Without the images, print all the entries below exactly as given.
------------
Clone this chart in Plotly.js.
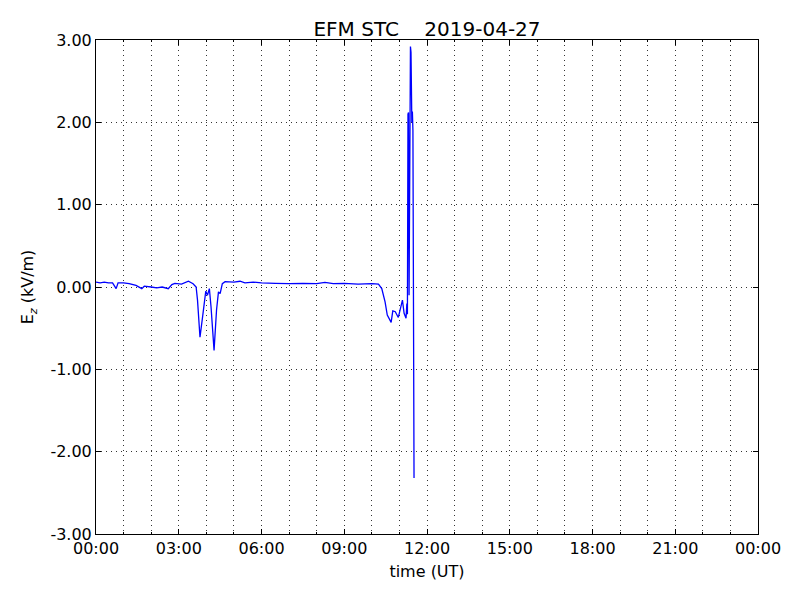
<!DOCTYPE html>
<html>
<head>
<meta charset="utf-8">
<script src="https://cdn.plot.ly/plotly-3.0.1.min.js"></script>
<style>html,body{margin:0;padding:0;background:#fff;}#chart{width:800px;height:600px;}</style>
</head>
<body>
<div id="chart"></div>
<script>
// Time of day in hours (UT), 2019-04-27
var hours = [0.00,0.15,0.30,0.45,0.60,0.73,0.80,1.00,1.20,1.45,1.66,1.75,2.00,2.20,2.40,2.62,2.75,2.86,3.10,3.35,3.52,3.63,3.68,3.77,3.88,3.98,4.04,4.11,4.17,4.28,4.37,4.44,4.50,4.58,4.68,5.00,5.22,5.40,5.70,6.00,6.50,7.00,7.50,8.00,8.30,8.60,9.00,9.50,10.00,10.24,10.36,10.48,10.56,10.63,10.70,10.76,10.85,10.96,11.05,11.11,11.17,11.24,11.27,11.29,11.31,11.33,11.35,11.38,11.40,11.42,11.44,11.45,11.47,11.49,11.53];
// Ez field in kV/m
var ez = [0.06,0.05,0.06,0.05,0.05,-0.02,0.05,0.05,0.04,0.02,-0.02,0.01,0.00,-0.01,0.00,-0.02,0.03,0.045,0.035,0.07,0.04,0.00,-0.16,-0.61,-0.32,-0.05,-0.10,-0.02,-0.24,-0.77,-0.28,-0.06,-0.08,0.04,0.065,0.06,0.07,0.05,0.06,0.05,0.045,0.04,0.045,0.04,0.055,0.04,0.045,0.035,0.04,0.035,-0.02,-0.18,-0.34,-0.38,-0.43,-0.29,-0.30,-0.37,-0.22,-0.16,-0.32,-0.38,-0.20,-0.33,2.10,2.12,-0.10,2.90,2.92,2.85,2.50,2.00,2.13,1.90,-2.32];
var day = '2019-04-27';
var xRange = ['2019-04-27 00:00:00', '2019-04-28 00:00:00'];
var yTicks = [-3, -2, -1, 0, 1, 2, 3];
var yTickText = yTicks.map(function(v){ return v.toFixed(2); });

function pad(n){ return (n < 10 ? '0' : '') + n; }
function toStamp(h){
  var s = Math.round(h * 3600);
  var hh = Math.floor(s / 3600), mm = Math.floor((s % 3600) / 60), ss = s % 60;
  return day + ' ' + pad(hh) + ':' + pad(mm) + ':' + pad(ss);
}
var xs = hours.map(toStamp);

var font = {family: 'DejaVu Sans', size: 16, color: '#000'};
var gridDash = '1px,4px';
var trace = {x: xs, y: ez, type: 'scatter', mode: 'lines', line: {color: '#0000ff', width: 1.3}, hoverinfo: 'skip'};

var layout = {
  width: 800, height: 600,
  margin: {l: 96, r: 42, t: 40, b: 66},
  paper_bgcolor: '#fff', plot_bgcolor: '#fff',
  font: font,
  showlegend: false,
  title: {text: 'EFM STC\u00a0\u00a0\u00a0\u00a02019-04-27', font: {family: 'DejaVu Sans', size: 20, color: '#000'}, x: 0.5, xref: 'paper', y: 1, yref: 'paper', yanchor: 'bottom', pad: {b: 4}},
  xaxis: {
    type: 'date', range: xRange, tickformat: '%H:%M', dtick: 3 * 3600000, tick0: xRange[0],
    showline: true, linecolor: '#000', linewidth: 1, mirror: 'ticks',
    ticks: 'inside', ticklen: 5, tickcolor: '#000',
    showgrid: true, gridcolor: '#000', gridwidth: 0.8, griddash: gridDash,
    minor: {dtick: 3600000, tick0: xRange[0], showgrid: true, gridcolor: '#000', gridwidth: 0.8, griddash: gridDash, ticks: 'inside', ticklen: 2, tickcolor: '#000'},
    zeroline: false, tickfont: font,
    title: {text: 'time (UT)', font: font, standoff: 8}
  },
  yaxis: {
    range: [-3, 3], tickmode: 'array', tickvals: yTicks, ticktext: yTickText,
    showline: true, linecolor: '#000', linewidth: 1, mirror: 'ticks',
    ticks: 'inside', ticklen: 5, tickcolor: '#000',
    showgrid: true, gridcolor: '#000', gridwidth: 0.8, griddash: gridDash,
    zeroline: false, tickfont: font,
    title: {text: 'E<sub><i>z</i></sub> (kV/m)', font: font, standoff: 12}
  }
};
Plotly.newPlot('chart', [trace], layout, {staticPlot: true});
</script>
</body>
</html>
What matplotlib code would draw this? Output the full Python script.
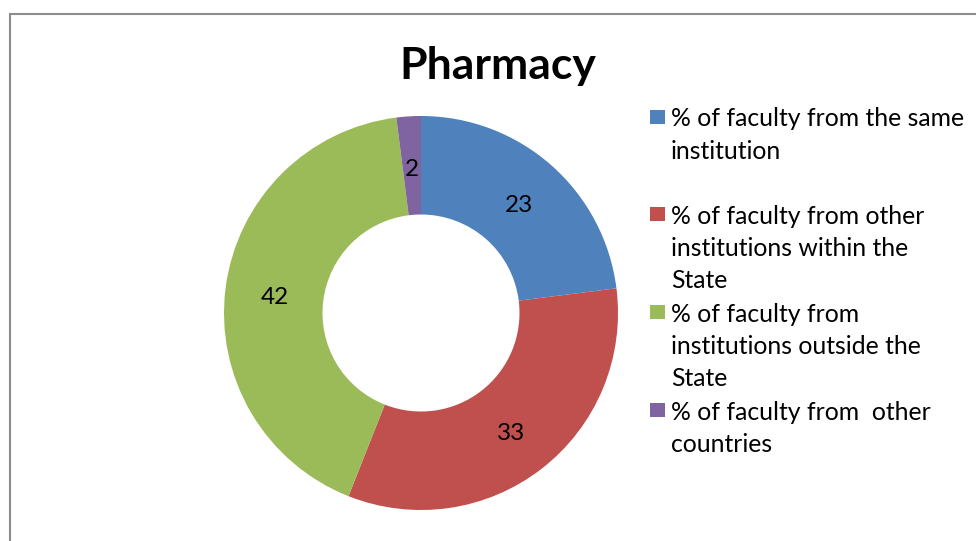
------------
* **Task output**
Clone this chart in Plotly.js.
<!DOCTYPE html>
<html>
<head>
<meta charset="utf-8">
<script src="https://cdn.plot.ly/plotly-3.0.1.min.js"></script>
<style>html,body{margin:0;padding:0;background:#fff;}#chart{width:800px;height:600px;}</style>
</head>
<body>
<div id="chart"></div>
<script>
// Time of day in hours (UT), 2019-04-27
var hours = [0.00,0.15,0.30,0.45,0.60,0.73,0.80,1.00,1.20,1.45,1.66,1.75,2.00,2.20,2.40,2.62,2.75,2.86,3.10,3.35,3.52,3.63,3.68,3.77,3.88,3.98,4.04,4.11,4.17,4.28,4.37,4.44,4.50,4.58,4.68,5.00,5.22,5.40,5.70,6.00,6.50,7.00,7.50,8.00,8.30,8.60,9.00,9.50,10.00,10.24,10.36,10.48,10.56,10.63,10.70,10.76,10.85,10.96,11.05,11.11,11.17,11.24,11.27,11.29,11.31,11.33,11.35,11.38,11.40,11.42,11.44,11.45,11.47,11.49,11.53];
// Ez field in kV/m
var ez = [0.06,0.05,0.06,0.05,0.05,-0.02,0.05,0.05,0.04,0.02,-0.02,0.01,0.00,-0.01,0.00,-0.02,0.03,0.045,0.035,0.07,0.04,0.00,-0.16,-0.61,-0.32,-0.05,-0.10,-0.02,-0.24,-0.77,-0.28,-0.06,-0.08,0.04,0.065,0.06,0.07,0.05,0.06,0.05,0.045,0.04,0.045,0.04,0.055,0.04,0.045,0.035,0.04,0.035,-0.02,-0.18,-0.34,-0.38,-0.43,-0.29,-0.30,-0.37,-0.22,-0.16,-0.32,-0.38,-0.20,-0.33,2.10,2.12,-0.10,2.90,2.92,2.85,2.50,2.00,2.13,1.90,-2.32];
var day = '2019-04-27';
var xRange = ['2019-04-27 00:00:00', '2019-04-28 00:00:00'];
var yTicks = [-3, -2, -1, 0, 1, 2, 3];
var yTickText = yTicks.map(function(v){ return v.toFixed(2); });

function pad(n){ return (n < 10 ? '0' : '') + n; }
function toStamp(h){
  var s = Math.round(h * 3600);
  var hh = Math.floor(s / 3600), mm = Math.floor((s % 3600) / 60), ss = s % 60;
  return day + ' ' + pad(hh) + ':' + pad(mm) + ':' + pad(ss);
}
var xs = hours.map(toStamp);

var font = {family: 'DejaVu Sans', size: 16, color: '#000'};
var gridDash = '1px,4px';
var trace = {x: xs, y: ez, type: 'scatter', mode: 'lines', line: {color: '#0000ff', width: 1.3}, hoverinfo: 'skip'};

var layout = {
  width: 800, height: 600,
  margin: {l: 96, r: 42, t: 40, b: 66},
  paper_bgcolor: '#fff', plot_bgcolor: '#fff',
  font: font,
  showlegend: false,
  title: {text: 'EFM STC\u00a0\u00a0\u00a0\u00a02019-04-27', font: {family: 'DejaVu Sans', size: 20, color: '#000'}, x: 0.5, xref: 'paper', y: 1, yref: 'paper', yanchor: 'bottom', pad: {b: 4}},
  xaxis: {
    type: 'date', range: xRange, tickformat: '%H:%M', dtick: 3 * 3600000, tick0: xRange[0],
    showline: true, linecolor: '#000', linewidth: 1, mirror: 'ticks',
    ticks: 'inside', ticklen: 5, tickcolor: '#000',
    showgrid: true, gridcolor: '#000', gridwidth: 0.8, griddash: gridDash,
    minor: {dtick: 3600000, tick0: xRange[0], showgrid: true, gridcolor: '#000', gridwidth: 0.8, griddash: gridDash, ticks: 'inside', ticklen: 2, tickcolor: '#000'},
    zeroline: false, tickfont: font,
    title: {text: 'time (UT)', font: font, standoff: 8}
  },
  yaxis: {
    range: [-3, 3], tickmode: 'array', tickvals: yTicks, ticktext: yTickText,
    showline: true, linecolor: '#000', linewidth: 1, mirror: 'ticks',
    ticks: 'inside', ticklen: 5, tickcolor: '#000',
    showgrid: true, gridcolor: '#000', gridwidth: 0.8, griddash: gridDash,
    zeroline: false, tickfont: font,
    title: {text: 'E<sub><i>z</i></sub> (kV/m)', font: font, standoff: 12}
  }
};
Plotly.newPlot('chart', [trace], layout, {staticPlot: true});
</script>
</body>
</html>
What matplotlib code would draw this? Output the full Python script.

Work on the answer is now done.